About: The tension between novelty and familiarity...

D1M BLOCKS add tactile cases, labels, polarity guides and breakouts for the popular Wemos D1 Mini SOC/Shields/Clones. RF Transmitters/Receivers allow the ESP8266 to access existing home/industrial automation. This casing provides break-outs for 433/315mHz Receiver and/or Transmitter.
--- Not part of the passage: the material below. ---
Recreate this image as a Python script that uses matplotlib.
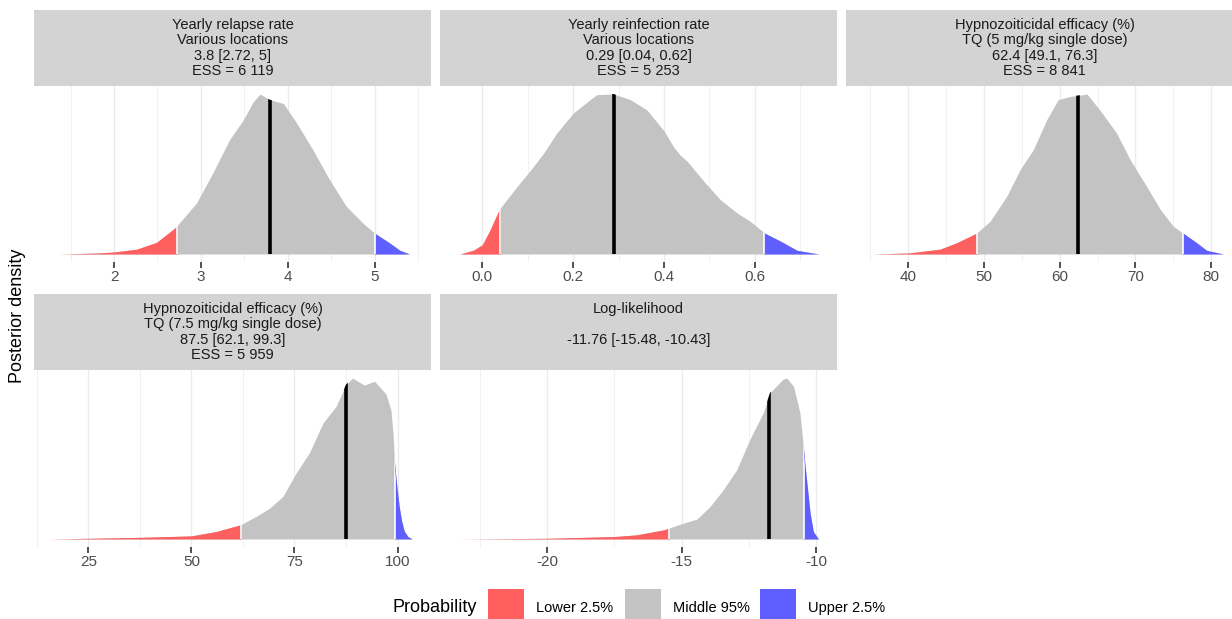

The initial motivation for creating this D1M BLOCK was I needed a RF Sniffer for another project similar to this. Rather than bread-boarding it, I thought I would eat my own dog food. This presented an interesting problem: the D1M BLOCK needed to be used for the 433mHz modules and the 315mHz modules therefore the digital pins used for the breakouts could not be hard-wired. That is why both the transmitter and the receiver pins are select-able using the male headers and the jumpers. Some of the later shields (like this button shield) also allows select-able pins.

A 4th pin (Antenna) has been broken out for the transmitter; it is floating and only provided so that 4 pins are accomodated.

This Instructable steps through the assembly of the block and then tests the RF modules using the D1M WIFI BLOCKs.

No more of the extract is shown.